Question

A certain substance, initially present at \(0.0800 M\), decomposes by zero-order kinetics with a rate constant of \(2.50 \times 10^{-2}\) \(\mathrm{mol} / \mathrm{L} \cdot \mathrm{s}\). Calculate the time (in seconds) required for the system to reach a concentration of \(0.0210 \mathrm{M}\).

Short answer

The time required for the system to reach a concentration of \(0.0210 M\) is 2360 seconds.

Step-by-step solution

List down the given values

The given values are: - Initial concentration (\(C_0\)) = \(0.0800 M\) - Rate constant (\(k\)) = \(2.50 \times 10^{-2}\) \( \frac{mol}{L \cdot s}\) - Final concentration (\(C_t\)) = \(0.0210 M\) We want to find the time (t).

Use the zero-order rate equation

We have the zero-order rate equation: \[C_t = C_0 - kt\] Now, plug in the given values and solve for t: \(0.0210 M = 0.0800 M - (2.50 \times 10^{-2} \frac{mol}{L \cdot s}) t\)

Solve for t

First, get the term with 't' on one side of the equation: \((2.50 \times 10^{-2} \frac{mol}{L \cdot s}) t = 0.0800 M - 0.0210 M\) Next, simplify the right side of the equation: \((2.50 \times 10^{-2} \frac{mol}{L \cdot s}) t = 0.0590 M\) To find the value of 't', divide both sides by the rate constant: \[t = \frac{0.0590 M}{2.50 \times 10^{-2} \frac{mol}{L \cdot s}}\]

Calculate the value of t

Finally, divide the values to get the result: \[t = \frac{0.0590}{2.50 \times 10^{-2}} = 2360\ seconds\] So, it will take 2360 seconds for the system to reach a concentration of \(0.0210 M\).

Key concepts

Chemical Kinetics

Chemical kinetics is the branch of physical chemistry that deals with understanding the rates of chemical reactions.
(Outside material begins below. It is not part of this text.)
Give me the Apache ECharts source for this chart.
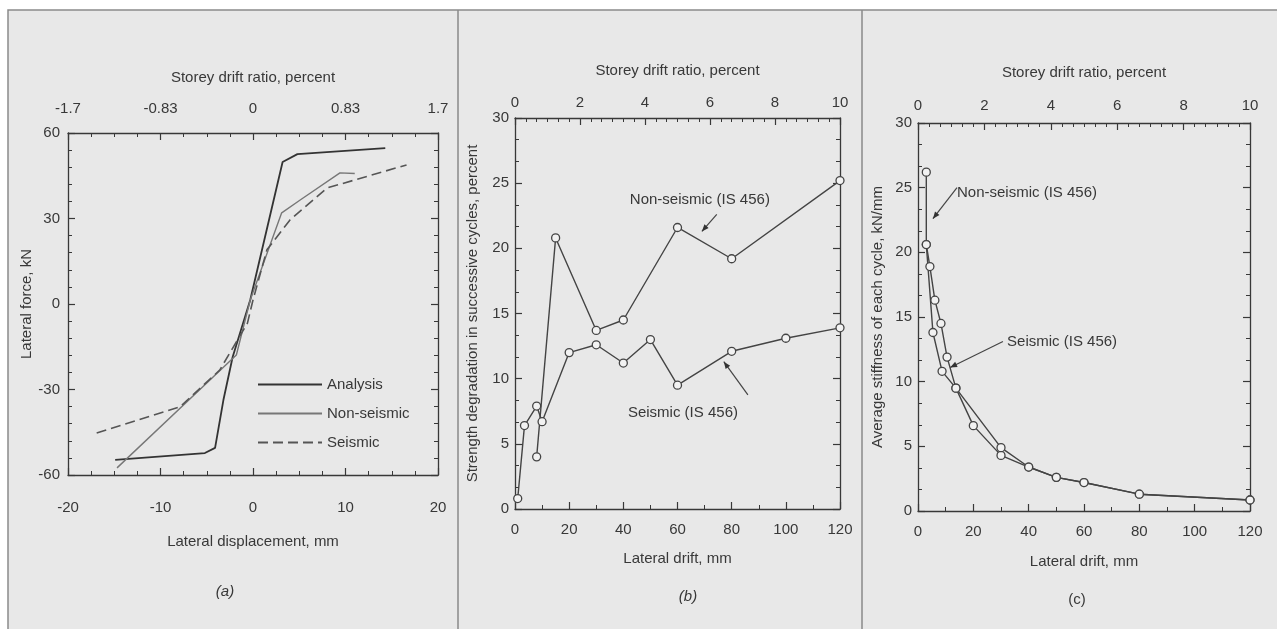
<!DOCTYPE html>
<html>
<head>
<meta charset="utf-8">
<script src="https://cdn.jsdelivr.net/npm/echarts@6/dist/echarts.min.js"></script>
<style>
  html, body { margin: 0; padding: 0; background: #fff; }
  #chart { width: 1277px; height: 629px; }
</style>
</head>
<body>
<div id="chart"></div>
<script>
// (a) load-displacement envelopes
const aAnalysisDisp = [-14.9, -5.2, -4.1, -3.2, -2.2, -0.3, 3.2, 4.8, 14.3];
const aAnalysisForce = [-54.7, -52.3, -50.5, -33.7, -18.6, 1.4, 49.8, 52.6, 54.7];
const aNonSeismicDisp = [-14.7, -1.8, -0.3, 3.1, 5.1, 9.4, 11.0];
const aNonSeismicForce = [-57.5, -17.9, 1.4, 32, 36.5, 46, 45.8];
const aSeismicDisp = [-16.9, -7.9, -3.6, -0.6, 0.0, 1.5, 4.0, 8.0, 16.6];
const aSeismicForce = [-45.3, -36.1, -23.2, -6.7, 1.4, 19, 29.5, 40.7, 48.8];
const aDriftTicks = ['-1.7', '-0.83', '0', '0.83', '1.7'];

// (b) strength degradation
const bNonSeismicDrift = [8, 15, 30, 40, 60, 80, 120];
const bNonSeismicLoss = [4.0, 20.8, 13.7, 14.5, 21.6, 19.2, 25.2];
const bSeismicDrift = [1, 3.5, 8, 10, 20, 30, 40, 50, 60, 80, 100, 120];
const bSeismicLoss = [0.8, 6.4, 7.9, 6.7, 12.0, 12.6, 11.2, 13.0, 9.5, 12.1, 13.1, 13.9];

// (c) average stiffness
const cNonSeismicDrift = [3, 3, 5.4, 8.7, 13.7, 20, 30, 40, 50, 60, 80, 120];
const cNonSeismicK = [26.2, 20.6, 13.8, 10.8, 9.5, 6.6, 4.3, 3.4, 2.6, 2.2, 1.3, 0.85];
const cSeismicDrift = [3, 4.3, 6.1, 8.3, 10.5, 13.7, 30, 40, 50, 60, 80, 120];
const cSeismicK = [20.6, 18.9, 16.3, 14.5, 11.9, 9.5, 4.9, 3.4, 2.6, 2.2, 1.3, 0.85];

const ink = '#383838';
const font = '"Liberation Sans", Arial, sans-serif';
const fs = 15;

const zip = (xs, ys) => xs.map((x, i) => [x, ys[i]]);

function axis(o) {
  const label = { show: o.labels !== false, color: ink, fontSize: fs, fontFamily: font, margin: o.margin || 8 };
  if (o.formatter) label.formatter = o.formatter;
  return {
    type: 'value',
    gridIndex: o.grid,
    position: o.pos,
    min: o.min, max: o.max, interval: o.interval,
    axisLine: { show: true, onZero: false, lineStyle: { color: ink, width: 1.3 } },
    axisTick: { show: true, inside: true, length: 7, lineStyle: { color: ink, width: 1.2 } },
    minorTick: { show: true, splitNumber: o.minor, length: 4, lineStyle: { color: ink, width: 1 } },
    splitLine: { show: false },
    axisLabel: label,
    name: o.title || '',
    nameLocation: 'middle',
    nameGap: o.gap || 30,
    nameTextStyle: { color: ink, fontSize: fs, fontFamily: font }
  };
}

function plain(name, data, color, width, type) {
  return {
    name: name, type: 'line', xAxisIndex: 0, yAxisIndex: 0, symbol: 'none',
    data: data, itemStyle: { color: color },
    lineStyle: { color: color, width: width, type: type || 'solid' }
  };
}

function marked(name, data, xi, yi) {
  return {
    name: name, type: 'line', xAxisIndex: xi, yAxisIndex: yi,
    data: data, symbol: 'circle', symbolSize: 8,
    itemStyle: { color: '#f2f2f2', borderColor: '#444', borderWidth: 1.3 },
    lineStyle: { color: '#444', width: 1.4 }
  };
}

const chart = echarts.init(document.getElementById('chart'));

chart.setOption({
  backgroundColor: '#ffffff',
  animation: false,
  grid: [
    { left: 68, top: 133, width: 370, height: 342 },
    { left: 515, top: 118, width: 325, height: 391 },
    { left: 918, top: 123, width: 332, height: 388 }
  ],
  xAxis: [
    axis({ grid: 0, pos: 'bottom', min: -20, max: 20, interval: 10, minor: 4, margin: 25, title: 'Lateral displacement, mm', gap: 59 }),
    axis({ grid: 0, pos: 'top', min: -20, max: 20, interval: 10, minor: 4, margin: 17, title: 'Storey drift ratio, percent', gap: 48,
      formatter: (v, i) => aDriftTicks[i] }),
    axis({ grid: 1, pos: 'bottom', min: 0, max: 120, interval: 20, minor: 2, margin: 13, title: 'Lateral drift, mm', gap: 42 }),
    axis({ grid: 1, pos: 'top', min: 0, max: 10, interval: 2, minor: 6, margin: 8, title: 'Storey drift ratio, percent', gap: 40 }),
    axis({ grid: 2, pos: 'bottom', min: 0, max: 120, interval: 20, minor: 2, margin: 13, title: 'Lateral drift, mm', gap: 43 }),
    axis({ grid: 2, pos: 'top', min: 0, max: 10, interval: 2, minor: 6, margin: 10, title: 'Storey drift ratio, percent', gap: 43 })
  ],
  yAxis: [
    axis({ grid: 0, pos: 'left', min: -60, max: 60, interval: 30, minor: 5, margin: 8, title: 'Lateral force, kN', gap: 32 }),
    axis({ grid: 0, pos: 'right', min: -60, max: 60, interval: 30, minor: 5, labels: false }),
    axis({ grid: 1, pos: 'left', min: 0, max: 30, interval: 5, minor: 3, margin: 6, title: 'Strength degradation in successive cycles, percent', gap: 35 }),
    axis({ grid: 1, pos: 'right', min: 0, max: 30, interval: 5, minor: 3, labels: false }),
    axis({ grid: 2, pos: 'left', min: 0, max: 30, interval: 5, minor: 3, margin: 6, title: 'Average stiffness of each cycle, kN/mm', gap: 33 }),
    axis({ grid: 2, pos: 'right', min: 0, max: 30, interval: 5, minor: 3, labels: false })
  ],
  legend: {
    data: ['Analysis', 'Non-seismic', 'Seismic'],
    orient: 'vertical', left: 252, top: 372,
    itemWidth: 64, itemHeight: 14, itemGap: 14,
    itemStyle: { opacity: 0 },
    textStyle: { color: ink, fontSize: fs, fontFamily: font }
  },
  series: [
    plain('Analysis', zip(aAnalysisDisp, aAnalysisForce), '#333', 1.8),
    plain('Non-seismic', zip(aNonSeismicDisp, aNonSeismicForce), '#777', 1.4),
    plain('Seismic', zip(aSeismicDisp, aSeismicForce), '#555', 1.6, [10, 5]),
    marked('Non-seismic (IS 456) b', zip(bNonSeismicDrift, bNonSeismicLoss), 2, 2),
    marked('Seismic (IS 456) b', zip(bSeismicDrift, bSeismicLoss), 2, 2),
    marked('Non-seismic (IS 456) c', zip(cNonSeismicDrift, cNonSeismicK), 4, 4),
    marked('Seismic (IS 456) c', zip(cSeismicDrift, cSeismicK), 4, 4)
  ]
});

// annotations placed in data coordinates of panels (b) and (c)
const notes = [
  { ax: 2, text: 'Non-seismic (IS 456)', at: [42.4, 23.7], from: [74.5, 22.6], to: [69, 21.3] },
  { ax: 2, text: 'Seismic (IS 456)', at: [41.7, 7.4], from: [86, 8.75], to: [77.1, 11.3] },
  { ax: 4, text: 'Non-seismic (IS 456)', at: [14.1, 24.6], from: [14.1, 25.0], to: [5.4, 22.6] },
  { ax: 4, text: 'Seismic (IS 456)', at: [32.2, 13.1], from: [30.7, 13.1], to: [11.6, 11.1] }
];

const px = (ax, p) => chart.convertToPixel({ xAxisIndex: ax, yAxisIndex: ax }, p);

const graphics = [
  { type: 'rect', z: -10, silent: true, shape: { x: 8, y: 10, width: 1275, height: 625 },
    style: { fill: '#e8e8e8', stroke: '#8a8a8a', lineWidth: 1.5 } },
  { type: 'line', z: -9, silent: true, shape: { x1: 458, y1: 10, x2: 458, y2: 629 }, style: { stroke: '#8a8a8a', lineWidth: 1.5 } },
  { type: 'line', z: -9, silent: true, shape: { x1: 862, y1: 10, x2: 862, y2: 629 }, style: { stroke: '#8a8a8a', lineWidth: 1.5 } },
  { type: 'text', style: { text: '(a)', x: 225, y: 592, fill: ink, font: 'italic 15px ' + font, textAlign: 'center', textVerticalAlign: 'middle' } },
  { type: 'text', style: { text: '(b)', x: 688, y: 597, fill: ink, font: 'italic 15px ' + font, textAlign: 'center', textVerticalAlign: 'middle' } },
  { type: 'text', style: { text: '(c)', x: 1077, y: 600, fill: ink, font: '15px ' + font, textAlign: 'center', textVerticalAlign: 'middle' } }
];

notes.forEach(n => {
  const t = px(n.ax, n.at), a = px(n.ax, n.from), b = px(n.ax, n.to);
  graphics.push({ type: 'text', style: { text: n.text, x: t[0], y: t[1], fill: ink, font: fs + 'px ' + font, textVerticalAlign: 'middle' } });
  graphics.push({ type: 'line', shape: { x1: a[0], y1: a[1], x2: b[0], y2: b[1] }, style: { stroke: '#444', lineWidth: 1.2 } });
  const dx = b[0] - a[0], dy = b[1] - a[1], len = Math.hypot(dx, dy);
  const ux = dx / len, uy = dy / len;
  graphics.push({ type: 'polygon', shape: { points: [
    [b[0], b[1]],
    [b[0] - ux * 7 + uy * 2.8, b[1] - uy * 7 - ux * 2.8],
    [b[0] - ux * 7 - uy * 2.8, b[1] - uy * 7 + ux * 2.8]
  ] }, style: { fill: '#333' } });
});

chart.setOption({ graphic: graphics });
</script>
</body>
</html>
It is pivotal in understanding how reactions occur and the factors that influence their rates. Factors that can affect reaction rates include temperature, concentration of reactants, surface area, catalysts, and the presence of light.

The rate of a chemical reaction tells us how fast the reactants are converted into products. In our exercise, we are dealing with zero-order kinetics, a scenario where the rate of reaction is independent of the concentration of reactants. This is in stark contrast to more common reactions that follow first or second-order kinetics, where the rate is dependent on the concentration(s) of one or more reactants.

Reaction Rate Constant

The reaction rate constant, represented by the symbol 'k', is a key concept in chemical kinetics. It's a proportionality constant that relates the reaction rate to the reactant concentrations at a given temperature. The value of 'k' can reveal how quickly a reaction proceeds; the larger the value, the faster the reaction rate.

In our given problem, the rate constant for the zero-order reaction is provided as \(2.50 \times 10^{-2}\) \(\frac{mol}{L \cdot s}\). This value is critical for calculating how long it will take for the substance to decompose to a certain concentration. It's also worth noting that the units of the rate constant vary depending on the order of the reaction. For zero-order reactions, the unit is concentration per time, as seen in this exercise.

Concentration-Time Relationship

Understanding the relationship between concentration and time is fundamental in chemical kinetics. This relationship tells us how the concentration of a reactant or product changes as a reaction proceeds. For zero-order reactions, the concentration decreases linearly with time.

In our exercise, we have applied this principle to determine the time it takes for the concentration to change from \(0.0800 M\) to \(0.0210 M\). This straight-line relationship can be depicted on a concentration versus time graph, with the slope representing the negative of the reaction rate constant 'k'. The slope of this line is crucial because it leads directly to the mathematical solution for the time 't' in the exercise.

Rate Equations

Rate equations, also known as rate laws, express the rate of a chemical reaction in terms of the concentration of reactants. They are empirical equations derived from experimental data, which make them indispensable tools in chemical kinetics. For zero-order reactions, the rate equation is: \[ rate = k \]

In our exercise, the rate equation simplifies to \(C_t = C_0 - kt\), which shows that the concentration of the substance at any given time 't' is the initial concentration minus the product of the rate constant and time. By rearranging this equation and solving for 't', we can determine the exact time required for a reaction to reach a certain concentration, explicitly demonstrating the utility of rate equations in chemical problem-solving.